Other firms could build larger factories if they wished.

Taiwan has companies with sufficient capital.

Even so, the throne does not move.


Time as the Only Unpurchasable Asset

What remains cannot be bought.

The chain operates an internal training institution.
What is taught there goes beyond cooking.

How to hold a bowl.
Where to direct one’s eyes.
How loudly to speak.
Where to stand.

These are hard to quantify, yet they shape the floor.

Every staff member is asked to reach the same level.

This takes time.
And it is tedious.

Many competitors skip this part.
They copy flavor and equipment,
and postpone human development.

The result is predictable.
The floor weakens.
The store becomes merely expensive.

Formosa Chang has carried this burden for decades.


Organizational Culture as an Invisible Asset

The strength here is not the recipe or the factory.

It is the maintenance of something simple:
ordinary things done ordinarily, everywhere.

This is not a manual.
It has become culture.

New staff enter.
Managers grow.
The same standard is reproduced.

Only time creates this loop.

Here stands the solitary king.


A Mirror Across the Sea

Japan has a similar figure.
Curry House CoCo Ichibanya.

A national dish sold at a higher price.
A mild flavor.
Toppings that raise the bill.

The decisive factor is training.

Its system moves workers from part-time staff to managers and owners.
Not only cooking, but judgment, numbers, and service are absorbed step by step.

The goal is simple.
Anyone should reach the same decision.

That is why it does not collapse.

Just as that chain does not win on curry flavor alone,
Formosa Chang does not win on pork alone.

What both built was a system that reproduces people.
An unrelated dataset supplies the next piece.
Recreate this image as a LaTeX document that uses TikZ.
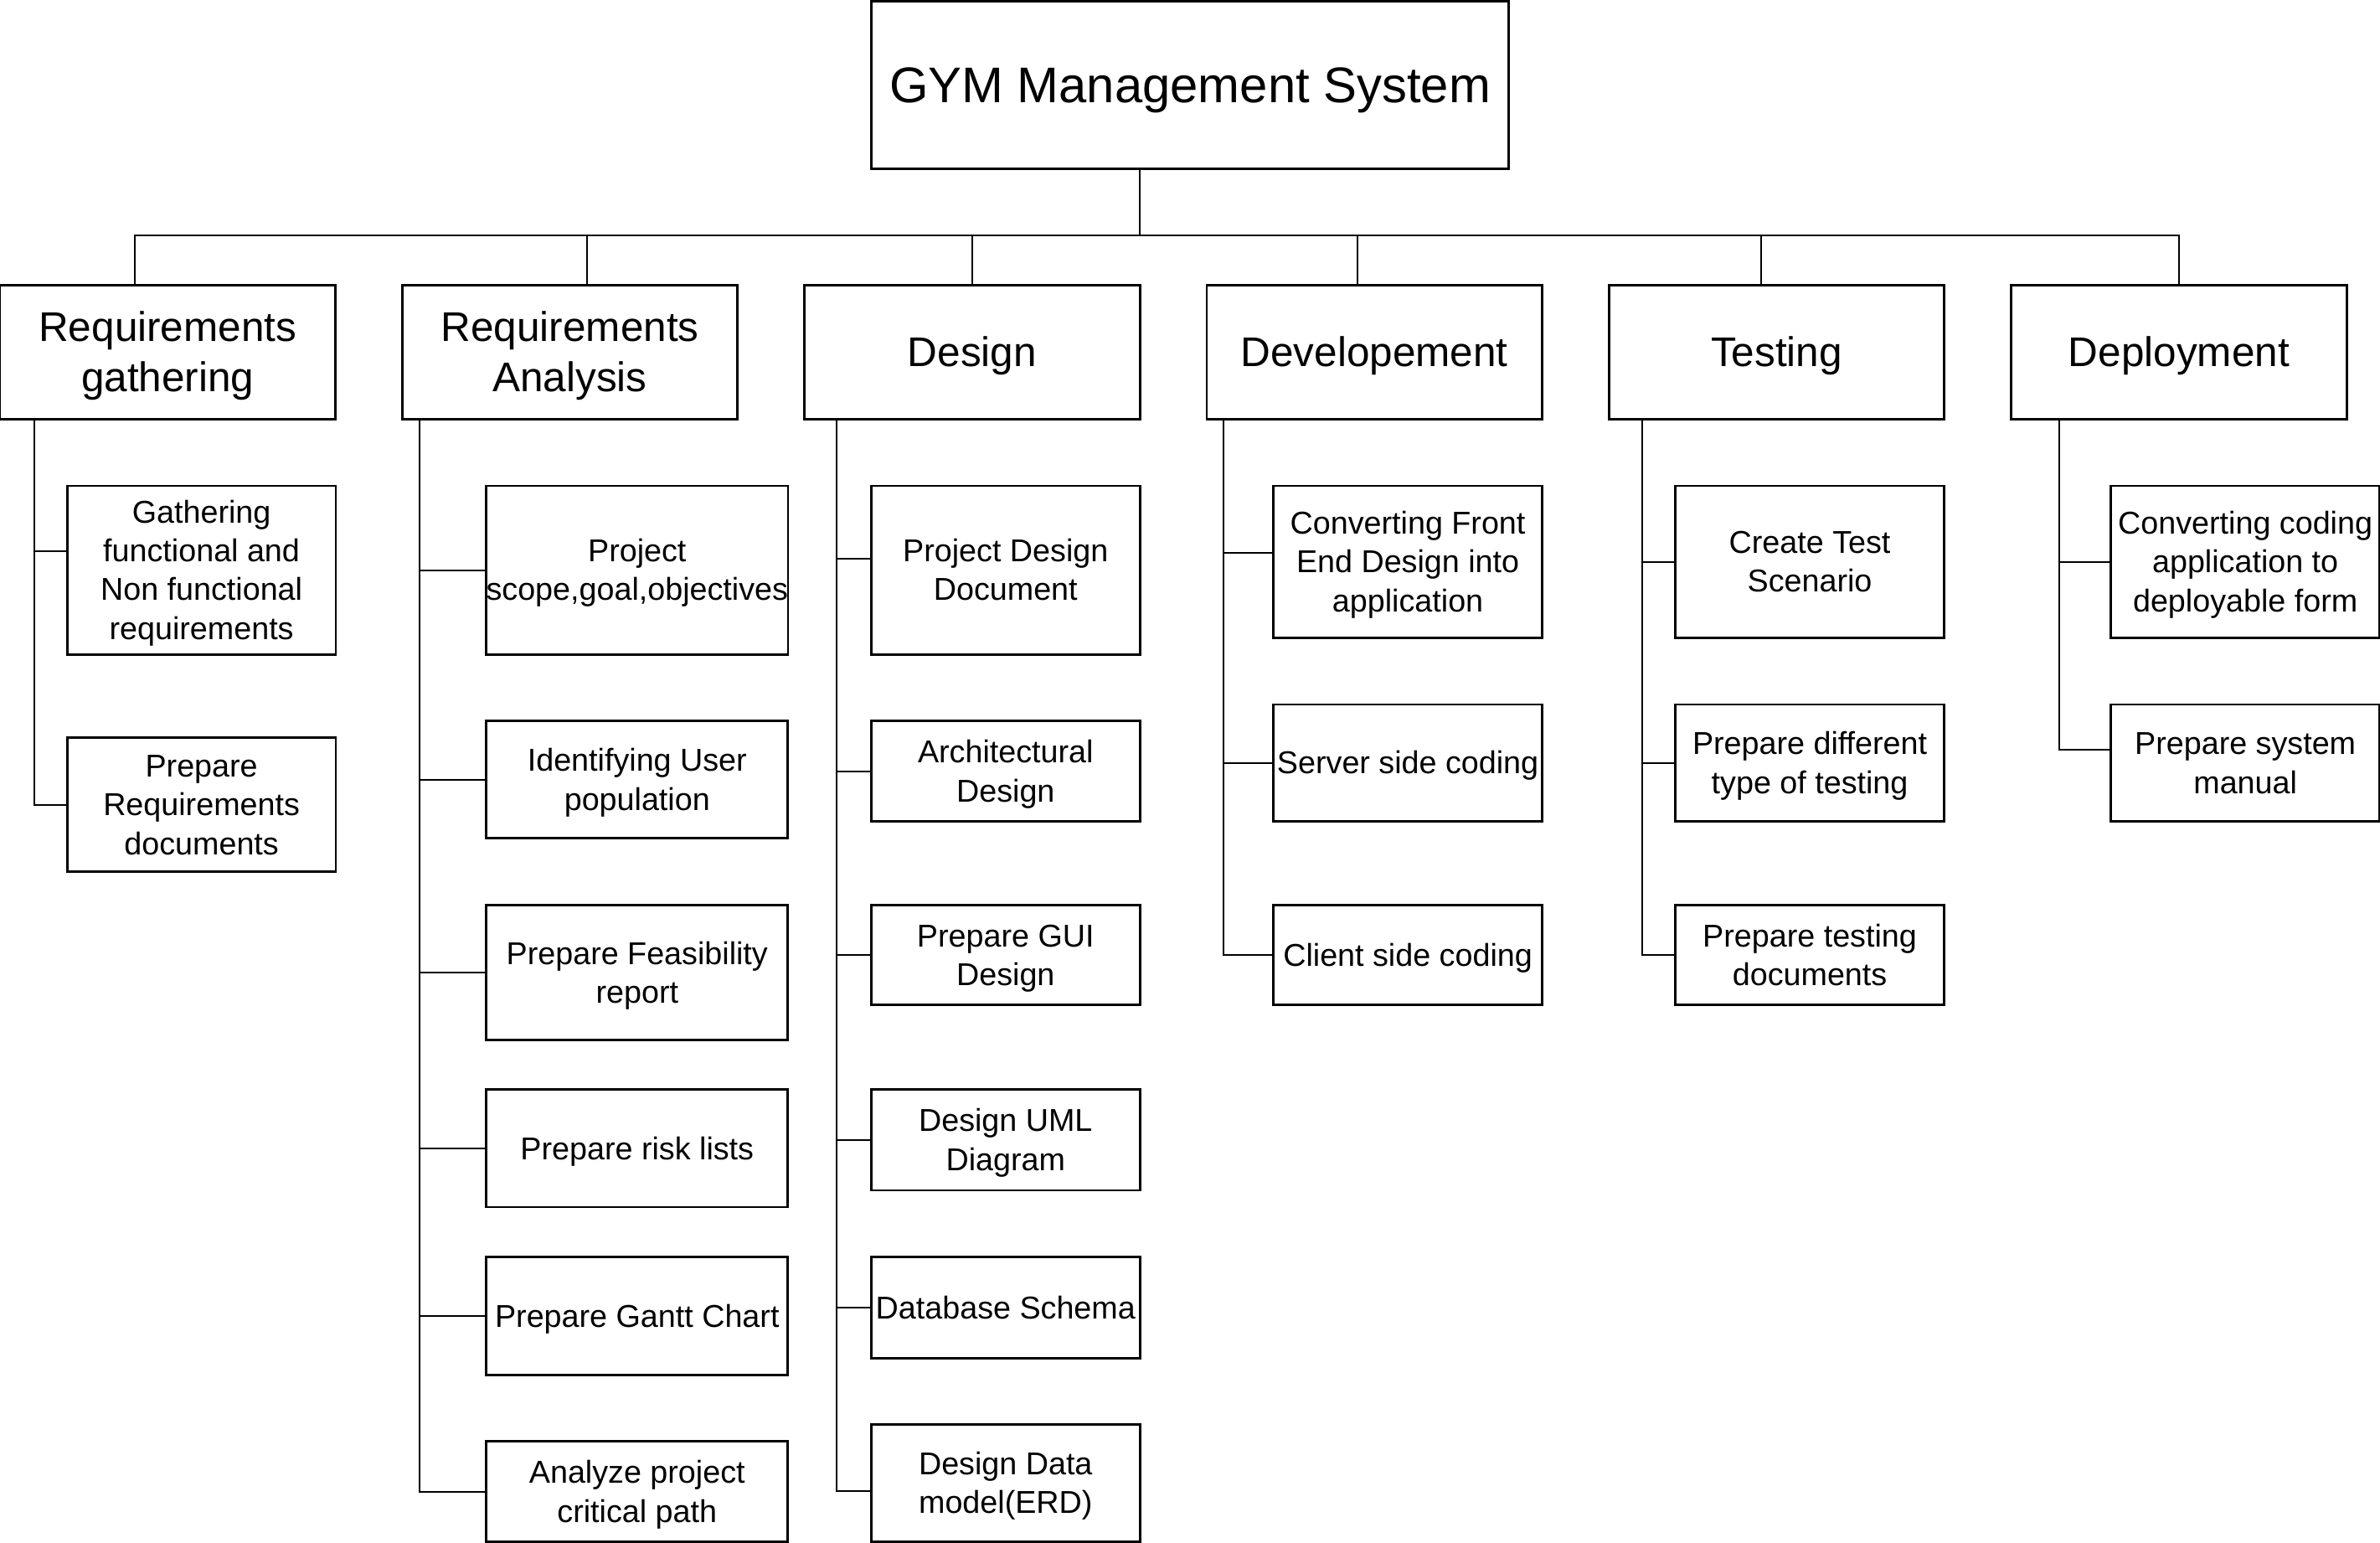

Perhaps the victory lies not in food,
but in the flow of human capability.


The Result of Refusing Shortcuts

This market is tempting.
Everyone wants to enter.

But the condition for winning is narrow.

Do not take shortcuts.

Formosa Chang did not choose the shortest path.

It invested time.
Accepted inconvenience.
Continued to train people.

That may be the only reason
a bowl at twice the price still holds its ground.